A school board member in the US state of Virginia has ignited a media maelstrom for suggesting that the Battle of Iwo Jima, a key victory for the United States army during World War II, “unfortunately happened” and that it set a record for “human evil.”

“Something for us to certainly reflect on as we learn our history and think about it,” said Abrar Omeish, who is Muslim, at a meeting of the Fairfax County School Board in Virginia last week in reference to the United States’ Japanese Day of Remembrance, which notes the internment of Japanese-Americans in 1942 following the attack on Pearl Harbor.

“The days when, you know, Iwo Jima unfortunately happened and set a record for really, what I hate to say, human evil is capable of,” she said.

Omeish’s account of the key military win sparked criticism, not least of which from the Fairfax County Parents Association, who questioned why she was “condemning the brave US Marines that invaded Iwo Jima.” 
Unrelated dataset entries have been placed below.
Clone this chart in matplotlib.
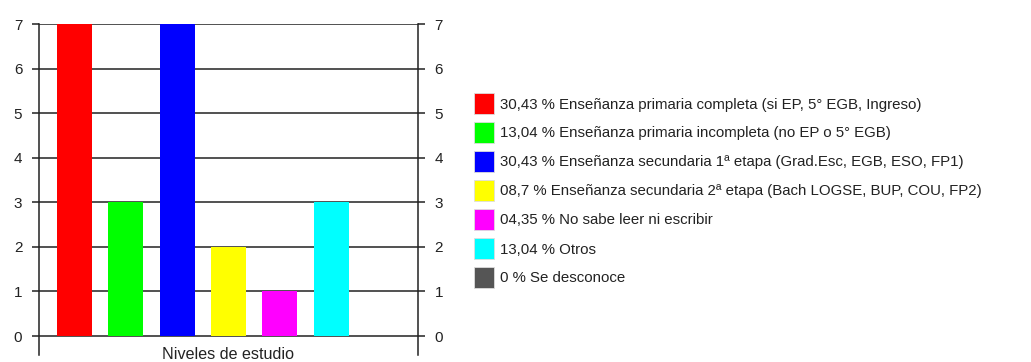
import numpy as np
import matplotlib.pyplot as plt
from matplotlib.patches import Rectangle

plt.rcParams['font.family'] = ['Liberation Sans', 'DejaVu Sans']

categories = [
    "Enseñanza primaria completa (si EP, 5° EGB, Ingreso)",
    "Enseñanza primaria incompleta (no EP o 5° EGB)",
    "Enseñanza secundaria 1ª etapa (Grad.Esc, EGB, ESO, FP1)",
    "Enseñanza secundaria 2ª etapa (Bach LOGSE, BUP, COU, FP2)",
    "No sabe leer ni escribir",
    "Otros",
    "Se desconoce",
]
counts = [7, 3, 7, 2, 1, 3, 0]
percent_labels = ["30,43", "13,04", "30,43", "08,7", "04,35", "13,04", "0"]
colors = ["#ff0000", "#00ff00", "#0000ff", "#ffff00", "#ff00ff", "#00ffff", "#555555"]
y_ticks = list(range(0, 8))
x_title = "Niveles de estudio"

W, H = 1031, 362
fig = plt.figure(figsize=(W / 100, H / 100), dpi=100)
ax = fig.add_axes([39 / W, 1 - 355 / H, (418 - 39) / W, (355 - 24) / H])

x = np.arange(len(categories))
ax.bar(x, counts, width=0.68, color=colors, zorder=3)
ax.set_xlim(-0.69, len(categories) - 0.31)
ax.set_ylim(-0.426, 7)

line_col = "#222222"
for v in y_ticks:
    ax.axhline(v, color=line_col, lw=1.1, zorder=2)

ax.set_yticks(y_ticks)
ax.set_xticks([])
ax.tick_params(axis='y', left=True, right=True, labelleft=True, labelright=True,
               length=5, width=1.1, color=line_col, direction='out', pad=7,
               labelsize=11, labelcolor="#222222")
for side in ("top", "bottom"):
    ax.spines[side].set_visible(False)
for side in ("left", "right"):
    ax.spines[side].set_color(line_col)
    ax.spines[side].set_linewidth(1.1)

fig.text((39 + 418) / 2 / W, 1 - 359 / H, x_title, ha='center', va='baseline',
         fontsize=11.6, color="#222222")

# legend: colour swatch + "percentage % category" per row
row0, row_step = 103, 29
for i, (c, p, cat) in enumerate(zip(colors, percent_labels, categories)):
    yc = row0 + i * row_step
    fig.add_artist(Rectangle((474 / W, 1 - (yc + 10.5) / H), 20 / W, 21 / H,
                             transform=fig.transFigure, facecolor=c,
                             edgecolor='#dddddd', linewidth=0.6))
    fig.text(500 / W, 1 - yc / H, f"{p} % {cat}", ha='left', va='center_baseline',
             fontsize=10.8, color="#222222")

fig.savefig("out.png", dpi=100)
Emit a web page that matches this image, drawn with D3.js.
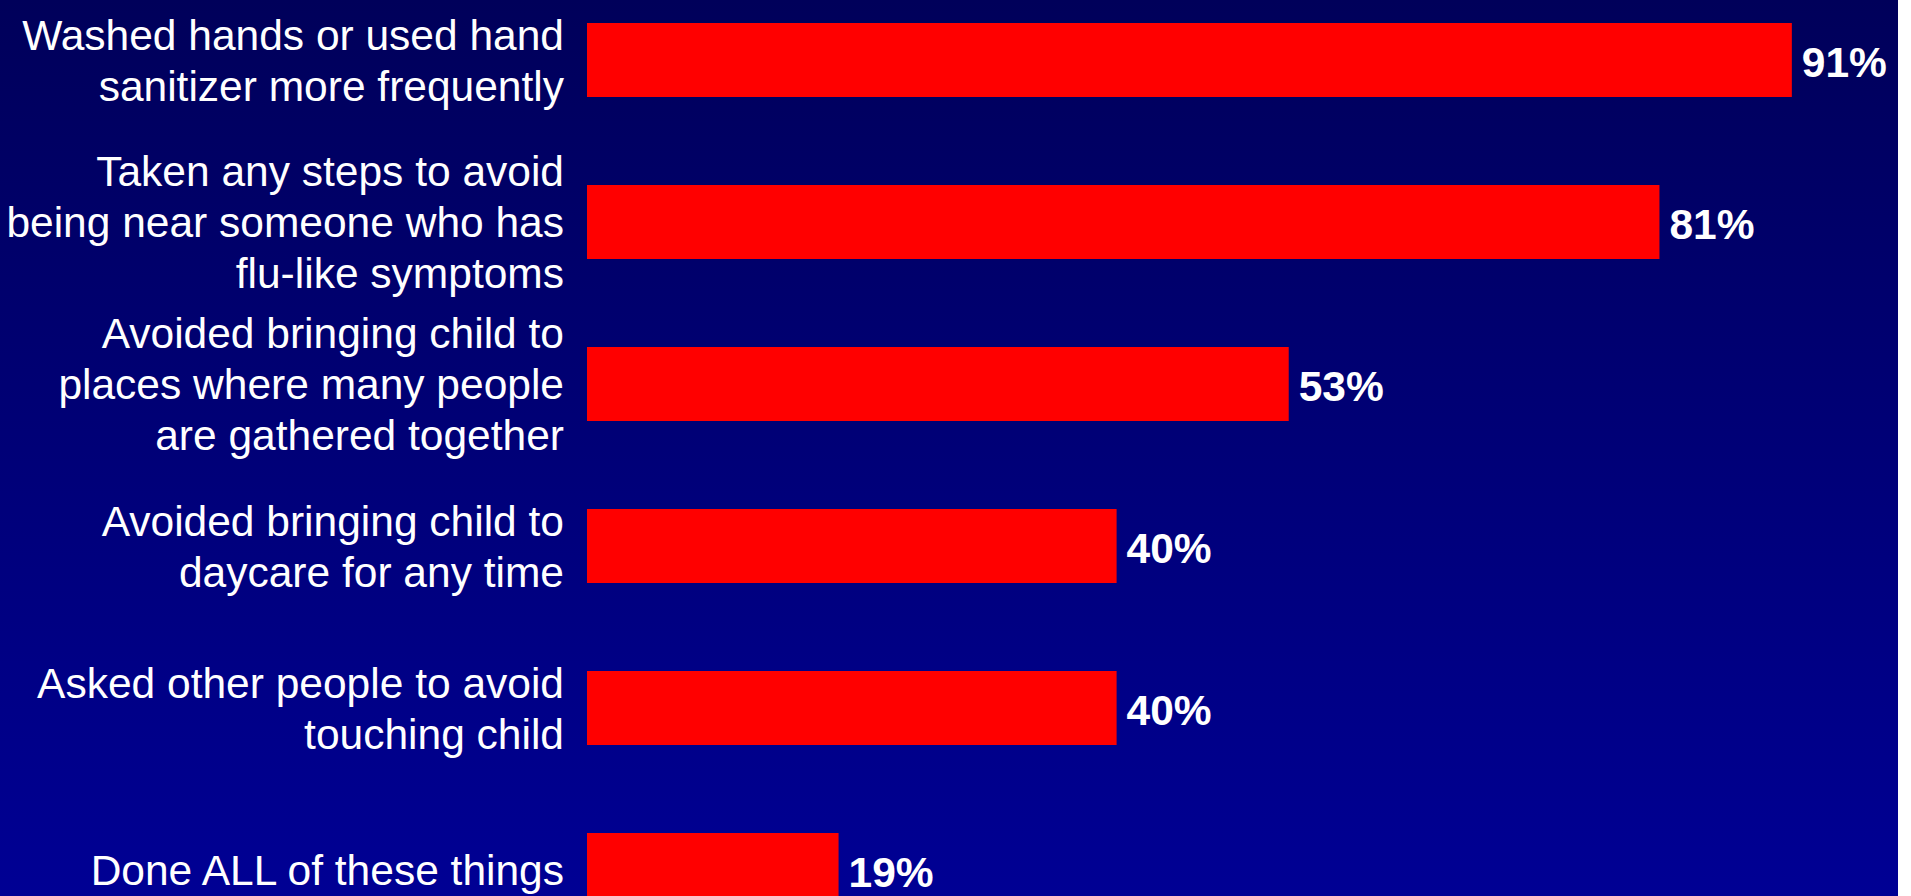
<!DOCTYPE html>
<html>
<head>
<meta charset="utf-8">
<script src="https://cdn.jsdelivr.net/npm/d3@7"></script>
<style>
  html, body { margin: 0; padding: 0; background: #ffffff; overflow: hidden; }
  svg { display: block; }
</style>
</head>
<body>
<svg id="chart" width="1911" height="896"></svg>
<script>
// ---- data ----
const categories = [
  "Washed hands or used hand|sanitizer more frequently",
  "Taken any steps to avoid|being near someone who has|flu-like symptoms",
  "Avoided bringing child to|places where many people|are gathered together",
  "Avoided bringing child to|daycare for any time",
  "Asked other people to avoid|touching child",
  "Done ALL of these things"
];
const values = [91, 81, 53, 40, 40, 19];
const valueLabels = ["91%", "81%", "53%", "40%", "40%", "19%"];

// ---- layout ----
const W = 1911, H = 896;
const svg = d3.select("#chart");

const defs = svg.append("defs");
const grad = defs.append("linearGradient")
  .attr("id", "bg").attr("x1", 0).attr("y1", 0).attr("x2", 0).attr("y2", 1);
grad.append("stop").attr("offset", "0%").attr("stop-color", "#00005a");
grad.append("stop").attr("offset", "100%").attr("stop-color", "#000094");

svg.append("rect").attr("x", 0).attr("y", 0).attr("width", 1898).attr("height", H)
  .attr("fill", "url(#bg)");

const x = d3.scaleLinear().domain([0, 100]).range([587, 1911]);
const y = d3.scaleBand().domain(categories).range([-21, 951])
  .paddingInner(0.5432).paddingOuter(0.2716);

const fontFamily = "'Liberation Sans', Arial, Helvetica, sans-serif";

// bars
svg.append("g").selectAll("rect")
  .data(categories)
  .join("rect")
  .attr("x", x(0))
  .attr("y", d => y(d))
  .attr("width", (d, i) => x(values[i]) - x(0))
  .attr("height", y.bandwidth())
  .attr("fill", "#ff0000");

// value labels
svg.append("g").selectAll("text")
  .data(categories)
  .join("text")
  .attr("x", (d, i) => x(values[i]) + 10)
  .attr("y", d => y(d) + y.bandwidth() / 2 + 17)
  .attr("fill", "#ffffff")
  .attr("font-family", fontFamily)
  .attr("font-weight", "bold")
  .attr("font-size", 42.5)
  .text((d, i) => valueLabels[i]);

// category labels (right-aligned, multi-line)
const lineH = 51;
const labelG = svg.append("g");
categories.forEach(c => {
  const lines = c.split("|");
  const cy = y(c) + y.bandwidth() / 2;
  const firstBaseline = cy + 15 - (lines.length - 1) * lineH / 2;
  const t = labelG.append("text")
    .attr("text-anchor", "end")
    .attr("fill", "#ffffff")
    .attr("font-family", fontFamily)
    .attr("font-size", 42.5);
  lines.forEach((ln, j) => {
    t.append("tspan").attr("x", 564).attr("y", firstBaseline + j * lineH).text(ln);
  });
});
</script>
</body>
</html>
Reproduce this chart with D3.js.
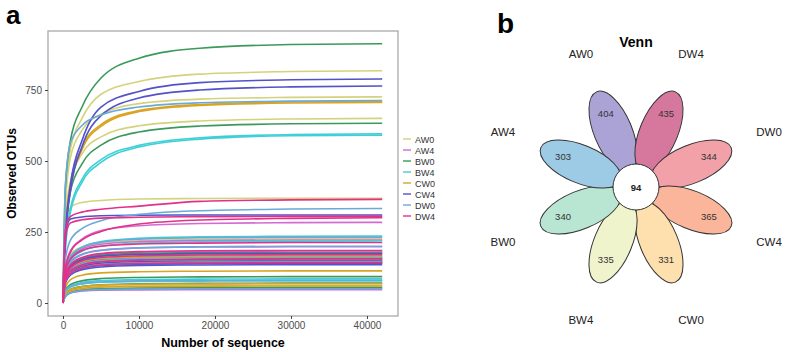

“Perhaps she meant to say something else,” they added. Other Twitter critics demanded that Omeish step down from her position.

Omeish reacted to the reports by claiming in an email to the New York Post that her comments were directed at the US’ policy at the time of the internment of Japanese-Americans, and not the military battle.

The Battle of Iwo Jima is considered to be among the most violent battles of World War II. Fighting for control of airfields more than 600 miles south of Tokyo between US Marines and the Imperial Army of Japan lasted for five weeks in 1945. It resulted in the deaths of nearly 7,000 members of the US military, as well as the vast majority of the 18,000 Japanese soldiers stationed there.

Omeish was criticized last year when she voted against a resolution to honor victims of the September 11th terrorist attacks in the United States.

She claimed that doing so would ostracize Arab-Americans, American Muslims, Sikhs and Hindus “and all brown or other individuals that have been mistaken for Muslims since that day over the past two decades.”

Omeish’s father, Dr. Esam Omeish, is a founding member of an Islamic Center in Virginia that was previously under the authority of Anwar Al-Awlaki, an American imam who was reportedly radicalized and subsequently killed in a US drone strike in Yemen in 2011.